I have been in San Diego for a few days now.  San Diego will experience what will likely be its worst week for weather all year.  Temperatures in the sixties and and rain all week. What an Edmontonian could expect for the first weeks of autumn.  I am tough, I can take it.

On Thursday I will be boarding the cruise ship Zaandam with my mother and brother and his wife.  Zaandam is the name of the town in Holland where my father, brothers and yours truly were born, along with many ancestors, so this is kind of cool.  I have arranged to deposit the KTM in a storage facility, 29.95 for the first month, I doubt I could get parking for that, and it will be locked in its own little compartment.

San Diego is a very nice city, Canadian clean, lots of trees (green leafy trees), and it does not look like it just came out of a crate.  There is a good mixture of old and new buildings, most of the new buildings are as attractive as the old.  My cheap motel is within walking distance of downtown, including the 'gas light' district, where all the downtown amusements are to be found.  My room is great, I have large windows on two walls, I finally made it to the corner office!

One thing that strikes me is the large number of homeless men here.  I suspect this is more a reflection of San Diego's mild climate than on the local economy.  Most of the ones I see are either 50 plus or in their 20's.  

I have been seeing lots of homeless in my travels.  Outside of El Centro I had a smoke with a guy who has all his stuff on a bicycle and a makeshift trailer.  Listening to him I learn that he has been living this way for a long time, hoboing around the country, picking fruit and similar work, he tells me he is 63.  Although he claims to only have a grade five education, he is obviously intelligent and very well spoken.  He was reading a Tom Clancy novel, one of the fat ones.  He called it his poor man's TV. 

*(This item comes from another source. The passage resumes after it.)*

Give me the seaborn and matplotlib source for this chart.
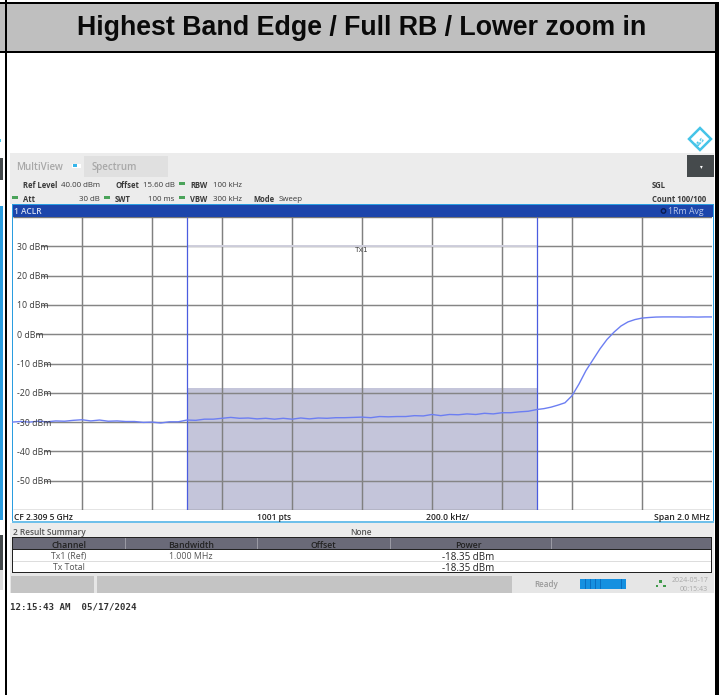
import pandas as pd
import matplotlib
matplotlib.use("Agg")
import matplotlib.pyplot as plt
from matplotlib.patches import Rectangle, Polygon, Circle
import seaborn as sns

W, H = 722, 695

# trace, offset from CF in MHz and level in dBm
freq_offset = [-1.0, -0.975, -0.95, -0.925, -0.9, -0.875, -0.85, -0.825, -0.8, -0.775,
               -0.75, -0.725, -0.7, -0.675, -0.65, -0.625, -0.6, -0.575, -0.55, -0.525,
               -0.5, -0.475, -0.45, -0.425, -0.4, -0.375, -0.35, -0.325, -0.3, -0.275,
               -0.25, -0.225, -0.2, -0.175, -0.15, -0.125, -0.1, -0.075, -0.05, -0.025,
               0.0, 0.025, 0.05, 0.075, 0.1, 0.125, 0.15, 0.175, 0.2, 0.225,
               0.25, 0.275, 0.3, 0.325, 0.35, 0.375, 0.4, 0.425, 0.45, 0.475,
               0.5, 0.52, 0.54, 0.56, 0.58, 0.6, 0.62, 0.64, 0.66, 0.68,
               0.7, 0.72, 0.74, 0.76, 0.78, 0.8, 0.82, 0.84, 0.86, 0.88,
               0.9, 0.92, 0.94, 0.96, 0.98, 1.0]
trace_dbm = [-30.0, -29.8, -30.0, -29.7, -29.9, -29.6, -29.7, -29.4, -29.2, -29.6,
             -29.3, -29.7, -29.6, -29.8, -29.8, -30.1, -30.0, -30.3, -29.9, -29.9,
             -29.3, -29.4, -29.0, -29.0, -28.7, -28.4, -28.7, -28.6, -28.9, -28.7,
             -29.0, -28.7, -29.0, -28.6, -28.9, -28.6, -28.7, -28.5, -28.5, -28.4,
             -28.3, -28.5, -28.1, -28.2, -28.1, -28.1, -27.8, -27.9, -27.4, -27.8,
             -27.4, -27.5, -27.2, -27.4, -27.0, -27.2, -26.8, -26.8, -26.5, -26.3,
             -25.7, -25.4, -24.9, -24.2, -23.4, -21.0, -17.0, -12.4, -8.7, -5.0,
             -1.8, 0.7, 2.8, 4.2, 5.0, 5.5, 5.7, 5.85, 5.9, 5.9,
             5.9, 5.85, 5.9, 5.85, 5.9, 5.9]

y_ticks = [30, 20, 10, 0, -10, -20, -30, -40, -50]
y_labels = ["30 dBm", "20 dBm", "10 dBm", "0 dBm", "-10 dBm", "-20 dBm", "-30 dBm", "-40 dBm", "-50 dBm"]
x_grid = [-0.8, -0.6, -0.4, -0.2, 0.0, 0.2, 0.4, 0.6, 0.8]
channel_edges = [-0.5, 0.5]
channel_power = -18.35

table_columns = ["Channel", "Bandwidth", "Offset", "Power"]
table_row1 = ["Tx1 (Ref)", "1.000 MHz", "", "-18.35 dBm"]
table_row2 = ["Tx Total", "", "", "-18.35 dBm"]

sns.set_theme(style="white")
plt.rcParams['font.family'] = ['Open Sans', 'DejaVu Sans']

fig = plt.figure(figsize=(W / 100, H / 100), dpi=100, facecolor="white")

# full figure axes in pixels for the screen furniture
bg = fig.add_axes([0, 0, 1, 1])
bg.set_xlim(0, W)
bg.set_ylim(H, 0)
bg.axis("off")


def box(x0, y0, x1, y1, color, **kw):
    bg.add_patch(Rectangle((x0, y0), x1 - x0, y1 - y0, facecolor=color, edgecolor="none", **kw))


def label(x, y, s, size=5.7, color="#3a3a3a", ha="left", weight="normal", **kw):
    bg.text(x, y, s, fontsize=size, color=color, ha=ha, va="center_baseline", fontweight=weight, **kw)


# table frame of the report page
box(0, 3, 715, 52, "#bfbfbf")
box(0, 2, 716, 4, "black")
box(0, 51, 716, 53, "black")
box(5, 0, 7, H, "black")
box(715, 2, 718.7, H, "black")
bg.text(361.5, 28, "Highest Band Edge / Full RB / Lower zoom in", fontsize=19.3, fontweight="bold",
        family="Liberation Sans", color="#0a0a0a", ha="center", va="center")

# bits of the neighbouring cell at the left edge
box(0, 139, 1, 142, "#45c4e8")
box(0, 158, 3, 180, "#44494b")
box(0, 206, 2.5, 520, "#2a9de0")
box(0, 535, 2.5, 570, "#44494b")
box(0, 570, 2.5, 590, "#dddddd")

# logo
bg.add_patch(Polygon([(700, 128), (711, 139), (700, 150), (689, 139)], closed=True,
                     facecolor="white", edgecolor="#45c4e8", linewidth=1.8))
label(700, 139, "R&S", size=4.5, color="#45c4e8", ha="center", rotation=45, weight="bold")

# instrument header
box(10, 153, 714, 204, "#ececec")
box(84, 156, 168, 177, "#e0e0e0")
box(687, 155, 714, 177, "#454a4c")
box(72, 164, 81, 168, "white")
box(73, 164, 77, 166.5, "#35b5ea")
label(701, 166, "▾", size=4, color="white", ha="center")
label(16, 166, "MultiView", size=7, color="#a8a8a8", weight="semibold")
label(92, 166, "Spectrum", size=7, color="#a8a8a8", weight="semibold")

label(23, 184, "Ref Level", weight="bold", size=5.5)
label(61, 184.5, "40.00 dBm")
label(115, 184, "Offset", weight="bold", size=5.5)
label(143, 184.5, "15.60 dB")
label(190, 184, "RBW", weight="bold", size=5.5)
label(213, 184.5, "100 kHz")
label(23, 198, "Att", weight="bold", size=5.5)
label(79, 198.5, "30 dB")
label(115, 198, "SWT", weight="bold", size=5.5)
label(148, 198.5, "100 ms")
label(190, 198, "VBW", weight="bold", size=5.5)
label(213, 198.5, "300 kHz")
label(253, 198, "Mode", weight="bold", size=5.5)
label(279, 198.5, "Sweep")
label(652, 184, "SGL", weight="bold", size=5.5)
label(652, 198, "Count 100/100", weight="bold", size=5.5)
for dot_x, dot_y in [(182, 183.5), (15, 197.5), (107, 197.5), (182, 197.5)]:
    bg.add_patch(Rectangle((dot_x - 3, dot_y - 1.5), 6, 3, facecolor="#4aa35a", edgecolor="none"))

# title bar and frame of the diagram
box(12, 204, 714, 216.7, "#1c45ab")
box(11.5, 203.6, 714, 204.6, "#2a9de0")
box(12, 204, 13, 522, "#2a9de0")
box(712.5, 204, 714, 522, "#2a9de0")
box(12, 521.3, 714, 522.5, "#6fc0ea")
label(14, 211, "1 ACLR", size=6, color="#d5ddf2", weight="semibold")
label(668, 211, "1Rm Avg", size=6.3, color="#b8c6ea")
bg.add_patch(Circle((663.5, 211), 2.2, facecolor="#1c45ab", edgecolor="#0b1a50", linewidth=1))

# footer of the diagram
label(14, 516, "CF 2.309 5 GHz", size=6, color="#222222", weight="semibold")
label(274, 516, "1001 pts", size=6, color="#222222", ha="center", weight="semibold")
label(448, 516, "200.0 kHz/", size=6.2, color="#222222", ha="center", weight="semibold")
label(710, 516, "Span 2.0 MHz", size=6.2, color="#222222", ha="right", weight="semibold")

# result summary
box(10, 522.5, 714, 573, "#ececec")
label(13, 531.5, "2 Result Summary", size=6, color="#555555", weight="semibold")
label(361, 531.5, "None", size=6, color="#555555", ha="center", weight="semibold")
box(12, 537, 712, 573, "#222222")
box(13, 538, 711, 549, "#6a6a78")
box(13, 549.5, 711, 572, "white")
box(13, 560.5, 711, 561.5, "#dddddd")
column_x = [69, 191, 323, 468.5]
for sep_x in [125, 257, 390, 551]:
    box(sep_x, 538, sep_x + 0.8, 549, "#9a9aa4")
for cx, head, r1, r2 in zip(column_x, table_columns, table_row1, table_row2):
    label(cx, 544, head, size=6.3, color="#222222", ha="center", weight="semibold")
    row_size = 7 if head == "Power" else 6.3
    row_color = "#222222" if head == "Power" else "#555555"
    if r1:
        label(cx, 555.5, r1, size=row_size, color=row_color, ha="center")
    if r2:
        label(cx, 567, r2, size=row_size, color=row_color, ha="center")

# status bar
box(10, 573, 714, 593, "#e6e6e6")
box(11, 575.5, 93.5, 592.5, "#c4c4c4")
box(97, 575.5, 512, 592.5, "#c4c4c4")
label(546, 583.5, "Ready", size=5.8, color="#999999", ha="center", weight="semibold")
box(580, 578.5, 626, 588.5, "#1590e0")
for seg in range(1, 9):
    box(580 + seg * 5.1, 578.5, 580 + seg * 5.1 + 0.7, 588.5, "#0a6fc0")
for px, py in [(660.7, 581.5), (657, 586), (664.5, 586)]:
    box(px - 1.4, py - 1.4, px + 1.4, py + 1.4, "#3f9a4a")
label(708, 580, "2024-05-17", size=5, color="#aaaaaa", ha="right")
label(708, 588.5, "00:15:43", size=5, color="#aaaaaa", ha="right")

# date stamp under the screenshot
bg.text(10, 607, "12:15:43 AM  05/17/2024", fontsize=6.55, family="DejaVu Sans Mono", fontweight="bold",
        color="#333333", ha="left", va="center")

# the spectrum diagram, transparent so the blue frame stays visible
left, right, top, bottom = 12, 712, 217, 510
ax = fig.add_axes([left / W, 1 - bottom / H, (right - left) / W, (bottom - top) / H], facecolor="none")
ax.set_xlim(-1, 1)
ax.set_ylim(-60, 40)

ax.axvspan(channel_edges[0], channel_edges[1], ymin=0, ymax=(channel_power + 60) / 100,
           facecolor="#c4c5da", edgecolor="none", zorder=1)
ax.vlines(x_grid, -60, 40, color="#808080", linewidth=1.05, zorder=2)
ax.hlines([40, -60], -0.997, 1, color="#777777", linewidth=1.0, zorder=2)
ax.vlines(channel_edges, -60, 40, color="#4a5ce0", linewidth=0.9, zorder=2.2)

trace = pd.DataFrame({"offset": freq_offset, "level": trace_dbm})
sns.lineplot(data=trace, x="offset", y="level", ax=ax, color="#6c7ef2", linewidth=1.0, zorder=3, errorbar=None)

# grid lines start where the level text stops, the text overlaps them a little
renderer = fig.canvas.get_renderer()
for tick, text in zip(y_ticks, y_labels):
    t = ax.text(-0.987, tick, text, fontsize=6.3, color="#3a3a3a", va="center_baseline", ha="left", zorder=4)
    end_px = t.get_window_extent(renderer).x1
    start = ax.transData.inverted().transform((end_px - 7, 0))[0]
    ax.hlines(tick, start, 1, color="#858585", linewidth=1.05, zorder=2)
ax.hlines(30, channel_edges[0], channel_edges[1], color="#cfcfdc", linewidth=1.4, zorder=2.1)
ax.text(0, 28.7, "Tx1", fontsize=5.3, color="#444444", family="DejaVu Sans Mono", ha="center", va="center", zorder=4)

ax.set_xlabel("")
ax.set_ylabel("")
ax.set_xticks([])
ax.set_yticks([])
for side in ax.spines.values():
    side.set_visible(False)

fig.savefig("out.png", dpi=100)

He hands me a photocopy of a tract of sorts that he typed.  On one side is the declaration of Independence, and on the other his analysis of how the US got off the rails.  According to his essay, it all started with Reaganomics.  It gets a little confusing where he suggests that communists are behind it all, but for that, it contains some interesting insights.  It ends with in invitation to make copies or put it on the internet.  The title is "WAKE UP America, BEFORE we all end up Homeless! and it is signed John E Freedom, AKA John E Forbauer;  I will take John's invitation, and include this excerpt (caps and punctuation as found);

"There's 4 basic categories in the economy of a Country.  (1) Providers; Farmers, Manufacturers, Etc.  ANYONE with a Product, or the ability to bring foreign capital INTO America (To increase the value of OUR money).  (2) USERS; Those who use our capital, and keep it in circulation, where everyone can use it.  (3) HOARDERS; Those who hoard our capital, for various reasons.  (4) DRAINS; Those draining OUR capital, by way sending it OUT to other Countries.
 As long as 2, 3, & 4 stay within what has been Provided by 1, there's a stabile economy that can steadily grow..." 

John goes on to suggest that capitalists believe they are more important than those who provided the capital (presumably the 'providers', and that workers are more concerned with wages than their rights.  He goes on to say he can't tell if America's problems are being caused by the 'ego and greed' of the capitalist or by the communists who have snuck socialism into the American way of life.  If John had gone to college, he might realize that he sounds an awful lot like Karl Marx :-), but reading his essay, I suspect it would have received a better than C grade in a first year college economics class.

I also suspect that John's lifestyle choice was his own, but still there is an awful of lot of these guys roaming the country.  If they are like John, that is a lot of latent talent that is going to waste if you believe that we exist in order to make things better. 

I am less sure of that now then I was when I was younger.